26 Apr 2024
Monday 25 February 2013 - 15:20
Story Code : 21213

World powers, Iran set for Kazakh showdown

MOSCOW (AFP) - World powers meet negotiators from Iran in Kazakhstan on Tuesday in the hope of curbing Tehran's nuclear ambitions by advancing a "significant" new offer, despite low expectations of a breakthrough after years of dashed hopes.
The meeting under the shadow of the Tien Shan mountains in the Kazakh city of Almaty comes as sanctions bite against the Islamic republic and Israel still refuses to rule out air strikes to knock out Iran's suspected nuclear weapons drive.

Little apparent progress has been made since the last such session of talks in Moscow in June 2012 ended without any breakthrough and the crux of the dispute remains Iran's insistence on not abandoning uranium enrichment operations.

Western diplomats have said that Iran will be presented with an offer with significant new elements to coax it into a concession and end a stalemate that has lasted almost unchanged since 2002.

"We are approaching these talks with a sense of urgency. But this is not necessarily a sprint," one Western diplomat said.

Western capitals have been tight-lipped about the nature of the offer but it reportedly may involve an easing of sanctions on Iran's gold and precious metals trading in exchange for the closure of a major uranium enrichment plant.

Iran wants sanctions lifted before it negotiates and demands recognition of its right to enrich uranium to levels that could feed its electricity grid and provide isotopes for a medical research plant.

- 'The positions are too far apart' -

The atmosphere has already been clouded by a UN nuclear watchdog report saying Iran started installing next-generation centrifuges at its Natanz nuclear plant, a move Washington said would be "provocative".

"Both sides want a deal, but on their own terms," said International Institute for Strategic Studies analyst Mark Fitzpatrick.

"Neither wants a deal badly enough to make the concessions that would be required." The United States in particular has suggested through Vice President Joe Biden the idea of direct talks with its arch foe without preconditions.

"Right now, the West is coming across as more eager to move the process forward, but without offering anything that Tehran finds valuable," said Trita Parsi of the National Iranian American Council and author of "A Single Roll of the Dice - Obama's Diplomacy with Iran."

Iran's supreme leader Ayatollah Ali Khamenei, who has the last say in all foreign policy matters, has effectively rejected the offer of direct US talks and appeared to order a tough line in Almaty.

"Iran is unlikely to accept any deal that requires it to stop enriching uranium, and is unlikely to accept a deal in which it gives away its major bargaining chips but still faces severe sanctions," said Royal United Services Institute analyst Shashank Joshi.

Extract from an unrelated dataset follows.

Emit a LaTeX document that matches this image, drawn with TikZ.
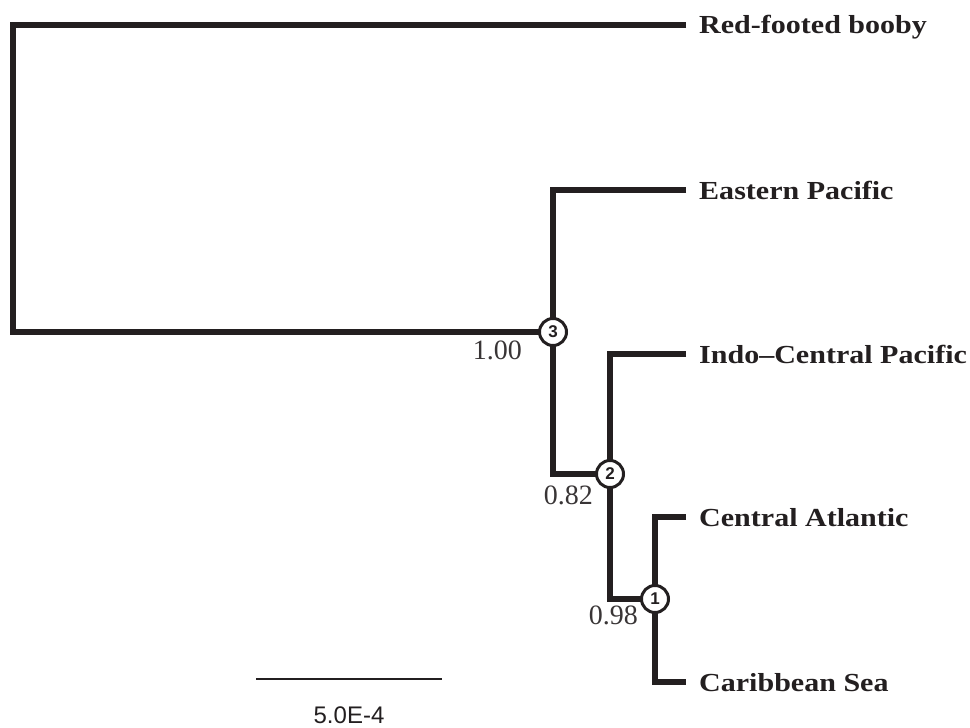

Khamenei defiantly claimed earlier this month that even though Iran has no intention of developing nuclear weapons, the United States could not thwart Tehran if it wanted to.

"The positions for the moment are just too far apart," said a top European diplomat in Tehran.

- 'Israel's red line' -

The talks involve the so-called 5+1 world powers on one side - Britain, China, France, Germany, Russia and the United States - and Iran's team led by top nuclear negotiator Saeed Jalili on the other.

The talks also come with the lingering threat of Israel launching a unilateral strike on Iran just as it had done against the Osirak nuclear reactor in Saddam Hussein's Iraq in 1981.

Such action would almost certainly drag the United States into a conflict it clearly wants to avoid and leave the global economy in peril due to the impact on the price of oil.

Strikes would also risk sparking a broader Middle East conflict - a danger the region can hardly afford with the violence now raging in Syria.

Joshi said Israel's "red line" would be a decision by Iran to enrich uranium above its current upper limit of 20 percent - within reach of weapons-grade uranium but necessary for Iran's medical research.

Uranium enrichment is of particular concern to world powers as it can be used to make nuclear fuel and the explosive core of a nuclear bomb.

Iran already has a nuclear power plant in the southern city of Bushehr - built with Russian help - but Khamenei has described atomic weapons as a "sin".

Analysts said all sides at this stage agree that the cost of all-out war would be too great even if Washington has resolved to keep all options open.

"Iran is unlikely to breach the Israel red line," said Joshi. "And if it does, Israel still has incentives to avoid action and pass responsibility to the United States."